#### Problem to work on
Reproduce the listing exactly, with no pictures in your copy.
— BEGIN —
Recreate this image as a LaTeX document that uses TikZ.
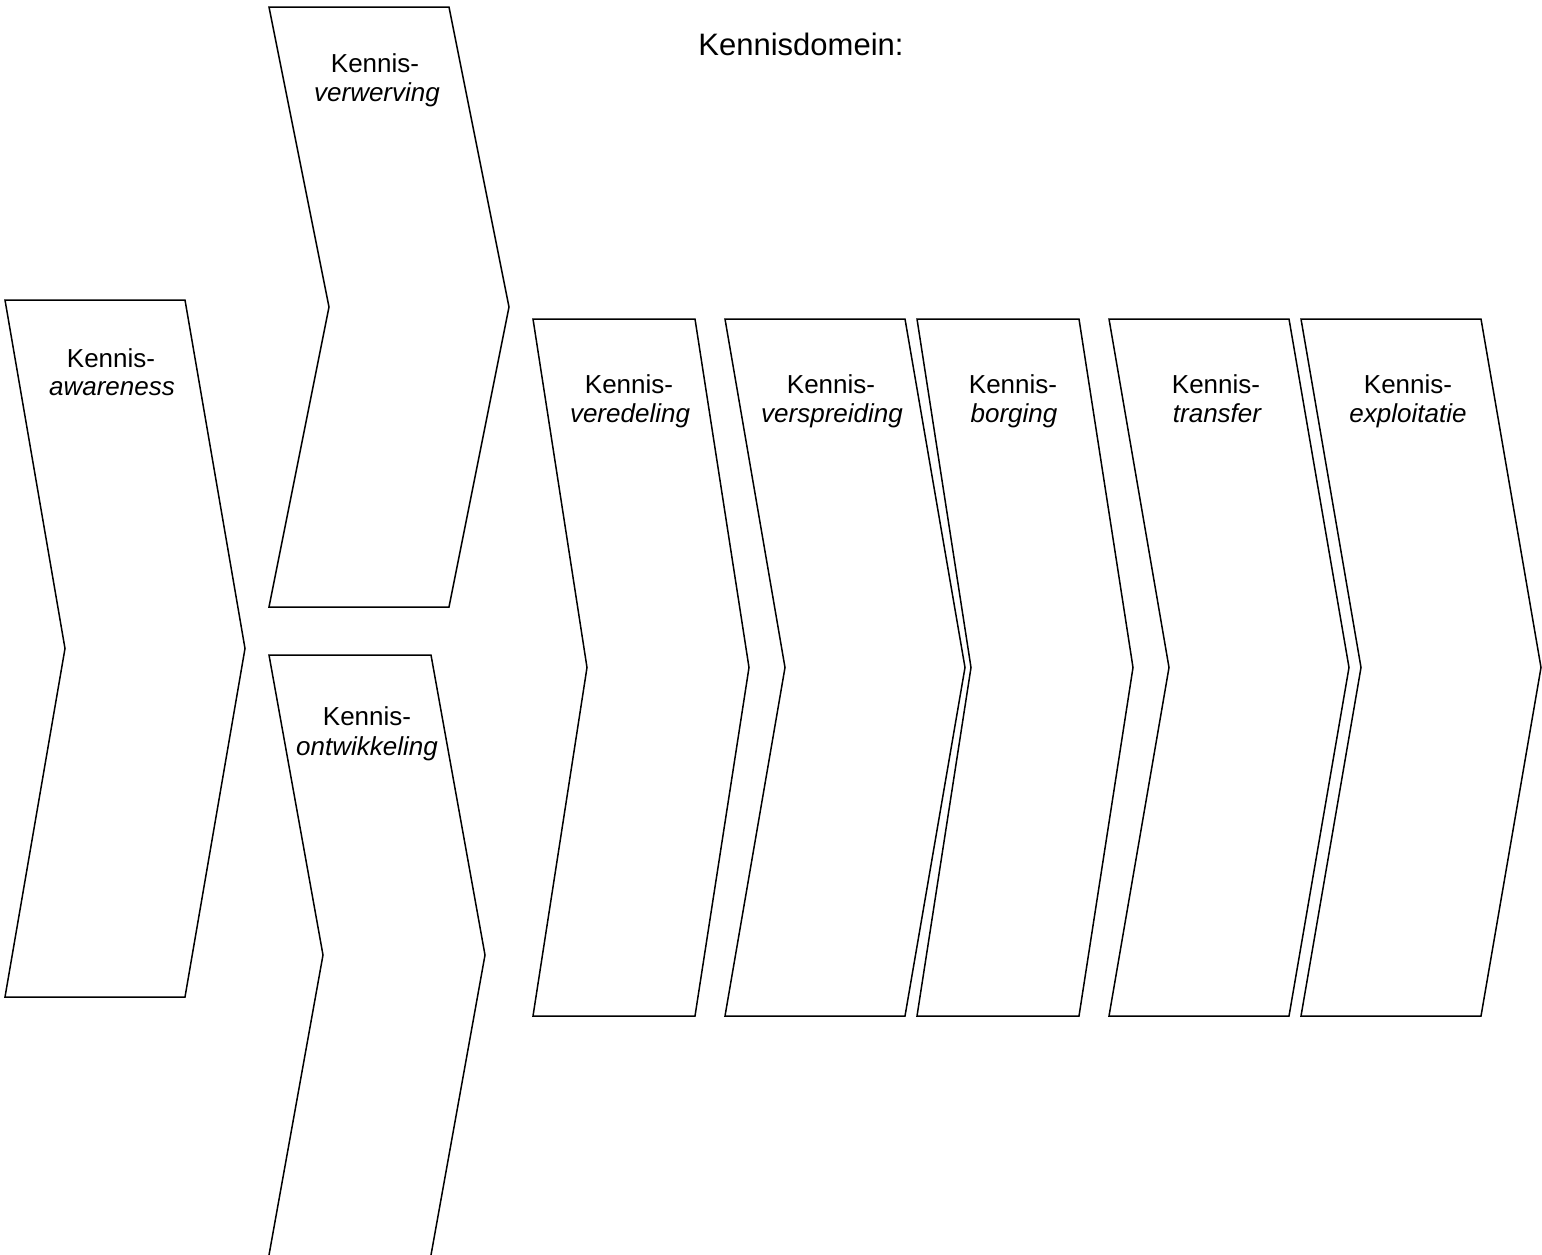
\documentclass[tikz,border=0pt]{standalone}
\usepackage{fontspec}
\setmainfont{Liberation Sans}
\newcommand\chevshape[5]{%
  \draw[shp] (#1,#2) -- ++(#3,0) -- ++(#4,#5/2) -- ++(-#4,#5/2) -- ++(-#3,0) -- ++(#4,-#5/2) -- cycle;}
\begin{document}
\begin{tikzpicture}[x=1pt,y=-1pt,
  shp/.style={draw=black,line width=1.5pt,line join=miter,fill=white},
  lbl/.style={font=\fontsize{26}{30}\selectfont,inner sep=0pt,anchor=base},
  ttl/.style={font=\fontsize{31}{36}\selectfont,inner sep=0pt,anchor=base}]
\useasboundingbox (0,0) rectangle (1542,1254);
\clip (0,0) rectangle (1542,1254);
% shapes
\chevshape{5}{300}{180}{60}{697}
\chevshape{269}{7}{180}{60}{600}
\draw[shp] (269,655) -- (431,655) -- (485,955) -- (428.3,1270) -- (266.3,1270) -- (323,955) -- cycle;
\chevshape{533}{319}{162}{54}{697}
\chevshape{725}{319}{180}{60}{697}
\chevshape{917}{319}{162}{54}{697}
\chevshape{1109}{319}{180}{60}{697}
\chevshape{1301}{319}{180}{60}{697}
% title
\node[ttl] (title) at (801,55) {Kennisdomein:};
% labels
\node[lbl] (a1) at (111,367) {Kennis-};
\node[lbl] (a2) at (112,395) {\itshape awareness};
\node[lbl] (b1) at (375,72) {Kennis-};
\node[lbl] (b2) at (377,101) {\itshape verwerving};
\node[lbl] (c1) at (367,725) {Kennis-};
\node[lbl] (c2) at (367,755) {\itshape ontwikkeling};
\node[lbl] (d1) at (629,393) {Kennis-};
\node[lbl] (d2) at (630,422) {\itshape veredeling};
\node[lbl] (e1) at (831,393) {Kennis-};
\node[lbl] (e2) at (832,422) {\itshape verspreiding};
\node[lbl] (f1) at (1013,393) {Kennis-};
\node[lbl] (f2) at (1014,422) {\itshape borging};
\node[lbl] (g1) at (1216,393) {Kennis-};
\node[lbl] (g2) at (1217,422) {\itshape transfer};
\node[lbl] (h1) at (1408,393) {Kennis-};
\node[lbl] (h2) at (1408,422) {\itshape exploitatie};
\end{tikzpicture}
\end{document}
— END —
#### Reply
Recreate this image as a LaTeX document that uses TikZ.
\documentclass[tikz,border=0pt]{standalone}
\usepackage{fontspec}
\setmainfont{Liberation Sans}
\newcommand\chevshape[5]{%
  \draw[shp] (#1,#2) -- ++(#3,0) -- ++(#4,#5/2) -- ++(-#4,#5/2) -- ++(-#3,0) -- ++(#4,-#5/2) -- cycle;}
\begin{document}
\begin{tikzpicture}[x=1pt,y=-1pt,
  shp/.style={draw=black,line width=1.5pt,line join=miter,fill=white},
  lbl/.style={font=\fontsize{26}{30}\selectfont,inner sep=0pt,anchor=base},
  ttl/.style={font=\fontsize{31}{36}\selectfont,inner sep=0pt,anchor=base}]
\useasboundingbox (0,0) rectangle (1542,1254);
\clip (0,0) rectangle (1542,1254);
% shapes
\chevshape{5}{300}{180}{60}{697}
\chevshape{269}{7}{180}{60}{600}
\draw[shp] (269,655) -- (431,655) -- (485,955) -- (428.3,1270) -- (266.3,1270) -- (323,955) -- cycle;
\chevshape{533}{319}{162}{54}{697}
\chevshape{725}{319}{180}{60}{697}
\chevshape{917}{319}{162}{54}{697}
\chevshape{1109}{319}{180}{60}{697}
\chevshape{1301}{319}{180}{60}{697}
% title
\node[ttl] (title) at (801,55) {Kennisdomein:};
% labels
\node[lbl] (a1) at (111,367) {Kennis-};
\node[lbl] (a2) at (112,395) {\itshape awareness};
\node[lbl] (b1) at (375,72) {Kennis-};
\node[lbl] (b2) at (377,101) {\itshape verwerving};
\node[lbl] (c1) at (367,725) {Kennis-};
\node[lbl] (c2) at (367,755) {\itshape ontwikkeling};
\node[lbl] (d1) at (629,393) {Kennis-};
\node[lbl] (d2) at (630,422) {\itshape veredeling};
\node[lbl] (e1) at (831,393) {Kennis-};
\node[lbl] (e2) at (832,422) {\itshape verspreiding};
\node[lbl] (f1) at (1013,393) {Kennis-};
\node[lbl] (f2) at (1014,422) {\itshape borging};
\node[lbl] (g1) at (1216,393) {Kennis-};
\node[lbl] (g2) at (1217,422) {\itshape transfer};
\node[lbl] (h1) at (1408,393) {Kennis-};
\node[lbl] (h2) at (1408,422) {\itshape exploitatie};
\end{tikzpicture}
\end{document}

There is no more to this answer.